The Department of Economics at the University of California, Berkeley, is one of the richest sources of diverse talent and perspectives in the world. In our field, we study the behavior of entire populations, and that means our field must reflect the range of people and experiences we aspire to understand. Which brings us to your perspective.
As economists, you share a common mastery of analytical tools that can yield powerful insights about how our society functions. The field of study that binds us gives priority to rigorous use of data and transparent debate. But the type of data you seek, the way you formulate questions, and the shades of meaning you tease out from the results—these are drawn from your unique history, lived experience, and perspective. Economics needs that. Our society needs the fresh puzzles you will uncover, seek answers to, and, I am confident, resolve. There are so many new and old questions in economics to address that I am tempted to stop right now and put you all to work. Don’t worry, I’m almost done, and the problem sets and exams are over, at least for now. But if you are looking for places to start, think about all the sources of new data at our fingertips. I don’t mean to be the old person in the room today, but there was no Google Patents search tool, Twitter and Twitter API, or Python to scrape LinkedIn pages. There was just barely the internet and email, and I had an AOL email account when I was at Cal. I digress.
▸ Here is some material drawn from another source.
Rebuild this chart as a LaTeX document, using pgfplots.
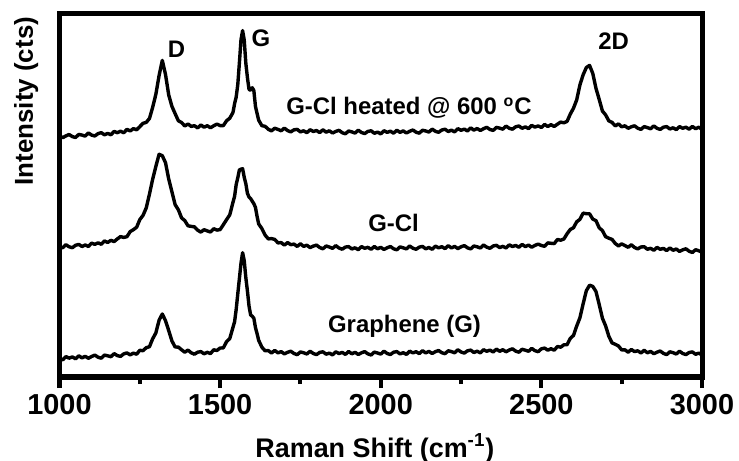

The very important empirical revolution in economics is fully in swing, and many of your professors are significant contributors to it.
During the pandemic, you could track comfort with social interactions using Open Table reservations. I don’t have to tell you all how closely you can track rents in pricey Bay Area neighborhoods using tools like Zillow, Apartments.com, and Apartment List. These types of housing data inform the Federal Reserve’s understanding of inflation. I am confident your generation will transform our capability to use high-frequency, real-time data, applying your unique perspectives to deepen our understanding of how our economy is evolving.
I will leave you with this one last thought. Give greatest scope to your curiosity, your love of data, and your unique perspective, with special attention to where things no longer seem to be working as well as they used to. Seek out structural breaks, discontinuities, mysteries—things we just don’t understand. Those are the hard questions. The ones where answers are most needed.
I mentioned models earlier. Extend the ones we have and write down some new ones. We need them. Too many old models are, well, creaky and not serving us as well as they used to right now. And in uncertain environments, like post-Soviet Russia, it was better to count construction cranes dotting the skyline rather than input data that were neither valid nor reliable into a macro model developed for economies with functioning market systems. Build some new models, throw in some new data, and see what happens.
In closing, it is an exciting, extraordinary time to be an economist, given the many unsettled questions in economics, the infinite and growing number of data sets, and the proliferation of useful tools and helpful means of collaboration. This empirical revolution does not exclude theory. We must continually refine our understanding of how various data sets, sectors of the economy, households, et cetera, interact with one another.
Berkeley econ grads, it is my pleasure to now welcome you as colleagues. And as you follow your curiosity and put your toolkit to use, I will evoke Dr. Sadie T.M. Alexander again. One of her favorite sayings, which she clearly adhered to throughout her life, was “Knock those doors down!” This is my wish for you as you proceed to the world beyond Sather Gate, Sproul Plaza, and Evans Hall.
Congratulations, again, Berkeley economics Class of 2023! Go change the world. Knock those doors down! I can’t wait to see you do it!